Brent Brockman

Personal information
- Full name: Brent Brockman
- Date of birth: March 5, 1988 (age 37)
- Place of birth: Mechanicsburg, Pennsylvania, U.S.
- Height: 5 ft 10 in (1.78 m)
- Position(s): Right Back, Winger

Youth career
- 2006–2008: Saint Francis Red Flash
- 2009–2010: George Mason Patriots

Senior career*
- Years: Team / Apps / (Gls)
- 2009: Indiana Invaders / 15 / (2)
- 2010: Aegean Hawks / 11 / (3)
- 2011: F.C. New York / 11 / (0)

Managerial career
- 2011–2015: Red Land High School
- 2015-Current: Keystone FC
- 2015-2019: Mechanicsburg High School

= Brent Brockman =

American soccer player

Brent Brockman (born March 5, 1988) is an American professional soccer player who last played for F.C. New York.

==Early life==
Brockman was born on March 5, 1988, in Mechanicsburg, Pennsylvania.

==Career==
===College===
Brockman attended Northern York High School, where he was the 2 time Mid Penn Colonial Conference Player of the Year, First team Patriot News Big 11, All-State Place Kicker and played club soccer for Super Nova FC 87 where he won 2 EPYSA State Championships, and played two years of college soccer at Saint Francis University. He transferred to George Mason University prior to his junior year where they reached an NCAA Division 1 #15 ranking, where he won the Gordon Bradley Award and was named to the Bowling Green All Tournament Team and named Brine/NEC Rookie of the Week for his performance at the New Mexico Classic. Brockman ended his collegiate career with 1 goal and 10 assists playing as an attacking right back.

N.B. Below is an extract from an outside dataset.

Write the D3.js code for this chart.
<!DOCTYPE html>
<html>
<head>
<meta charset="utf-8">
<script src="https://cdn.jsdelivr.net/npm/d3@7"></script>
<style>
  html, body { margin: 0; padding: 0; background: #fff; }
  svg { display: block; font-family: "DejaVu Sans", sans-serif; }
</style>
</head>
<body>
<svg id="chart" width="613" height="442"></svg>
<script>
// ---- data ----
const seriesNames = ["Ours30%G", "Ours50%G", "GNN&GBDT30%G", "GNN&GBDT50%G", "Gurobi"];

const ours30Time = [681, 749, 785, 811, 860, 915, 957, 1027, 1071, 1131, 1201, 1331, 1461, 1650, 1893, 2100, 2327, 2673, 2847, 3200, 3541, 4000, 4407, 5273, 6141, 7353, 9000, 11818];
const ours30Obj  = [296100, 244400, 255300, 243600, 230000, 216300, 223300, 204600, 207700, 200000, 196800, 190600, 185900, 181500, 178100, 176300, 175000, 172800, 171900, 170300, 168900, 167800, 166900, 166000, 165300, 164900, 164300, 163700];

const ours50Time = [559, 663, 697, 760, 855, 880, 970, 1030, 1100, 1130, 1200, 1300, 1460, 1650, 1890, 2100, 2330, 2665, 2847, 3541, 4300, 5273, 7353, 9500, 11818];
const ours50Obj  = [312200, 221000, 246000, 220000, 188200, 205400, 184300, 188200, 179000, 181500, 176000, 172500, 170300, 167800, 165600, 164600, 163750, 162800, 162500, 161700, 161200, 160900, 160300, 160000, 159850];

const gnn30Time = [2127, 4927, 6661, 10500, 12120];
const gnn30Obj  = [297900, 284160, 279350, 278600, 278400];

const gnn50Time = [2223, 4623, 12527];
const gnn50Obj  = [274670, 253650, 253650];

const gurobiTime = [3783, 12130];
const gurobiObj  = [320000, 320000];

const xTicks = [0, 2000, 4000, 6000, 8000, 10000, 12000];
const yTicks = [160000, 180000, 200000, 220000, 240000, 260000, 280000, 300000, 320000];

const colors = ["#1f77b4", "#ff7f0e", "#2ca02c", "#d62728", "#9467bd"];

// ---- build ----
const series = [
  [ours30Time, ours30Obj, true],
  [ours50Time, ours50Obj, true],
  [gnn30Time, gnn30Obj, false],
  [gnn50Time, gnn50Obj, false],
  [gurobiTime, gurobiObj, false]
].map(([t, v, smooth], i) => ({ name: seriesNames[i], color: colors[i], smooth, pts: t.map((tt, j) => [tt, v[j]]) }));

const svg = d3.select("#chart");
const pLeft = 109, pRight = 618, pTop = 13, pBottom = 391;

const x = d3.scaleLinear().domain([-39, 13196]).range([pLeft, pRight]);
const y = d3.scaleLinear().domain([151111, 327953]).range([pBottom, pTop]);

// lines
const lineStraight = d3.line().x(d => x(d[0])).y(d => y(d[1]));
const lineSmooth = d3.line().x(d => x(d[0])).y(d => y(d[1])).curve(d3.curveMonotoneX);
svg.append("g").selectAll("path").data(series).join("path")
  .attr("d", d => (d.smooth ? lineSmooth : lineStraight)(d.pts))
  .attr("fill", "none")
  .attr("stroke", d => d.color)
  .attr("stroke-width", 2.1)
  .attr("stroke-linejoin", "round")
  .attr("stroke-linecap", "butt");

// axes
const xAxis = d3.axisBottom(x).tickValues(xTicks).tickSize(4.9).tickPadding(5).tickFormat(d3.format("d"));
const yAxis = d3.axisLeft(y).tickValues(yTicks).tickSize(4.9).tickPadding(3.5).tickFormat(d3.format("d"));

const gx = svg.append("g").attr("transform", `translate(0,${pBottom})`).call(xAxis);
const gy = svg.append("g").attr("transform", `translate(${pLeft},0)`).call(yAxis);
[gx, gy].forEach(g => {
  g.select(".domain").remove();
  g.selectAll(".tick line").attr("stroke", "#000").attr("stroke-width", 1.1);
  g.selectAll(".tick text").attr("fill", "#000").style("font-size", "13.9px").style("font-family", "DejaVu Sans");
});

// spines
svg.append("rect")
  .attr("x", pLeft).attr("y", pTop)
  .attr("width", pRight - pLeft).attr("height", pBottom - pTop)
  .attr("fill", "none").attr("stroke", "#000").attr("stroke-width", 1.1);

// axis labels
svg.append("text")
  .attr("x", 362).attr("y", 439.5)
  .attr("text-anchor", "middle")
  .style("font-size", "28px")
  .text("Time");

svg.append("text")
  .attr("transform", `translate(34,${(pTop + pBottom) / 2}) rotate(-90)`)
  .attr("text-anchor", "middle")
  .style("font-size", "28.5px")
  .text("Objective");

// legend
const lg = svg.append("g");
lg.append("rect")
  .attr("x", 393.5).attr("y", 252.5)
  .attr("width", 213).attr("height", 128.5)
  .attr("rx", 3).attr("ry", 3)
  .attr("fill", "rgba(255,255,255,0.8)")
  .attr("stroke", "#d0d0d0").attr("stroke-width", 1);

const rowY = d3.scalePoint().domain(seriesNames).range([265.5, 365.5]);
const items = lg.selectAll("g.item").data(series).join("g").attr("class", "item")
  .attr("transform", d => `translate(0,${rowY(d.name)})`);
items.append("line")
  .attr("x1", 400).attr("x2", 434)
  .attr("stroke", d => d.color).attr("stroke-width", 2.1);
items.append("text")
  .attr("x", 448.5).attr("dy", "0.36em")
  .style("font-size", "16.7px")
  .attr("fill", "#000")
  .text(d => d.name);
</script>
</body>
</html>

During his college years he also played with the Indiana Invaders in the USL Premier Development League, and played for the Aegean Hawks during the summer of 2010 in their efforts to qualify for the Lamar Hunt US Open Cup.

===Professional===
Brockman went undrafted in the 2011 MLS SuperDraft, and subsequently signed his first professional contract in 2011 when he was signed by F.C. New York of the USL Professional Division. He made his professional debut on April 9, 2011, in New York's first-ever game, playing 90 minutes in a loss to Orlando City. Brockman sustained a season ending knee injury in the third match of the season, thus ending his career. This was his 4th ACL tear in his career.

Brockman is a USSF Nationally Licensed Coach. He is a former head coach of Mechanicsburg High School, Keystone FC, and the Harrisburg City Islanders Academy teams.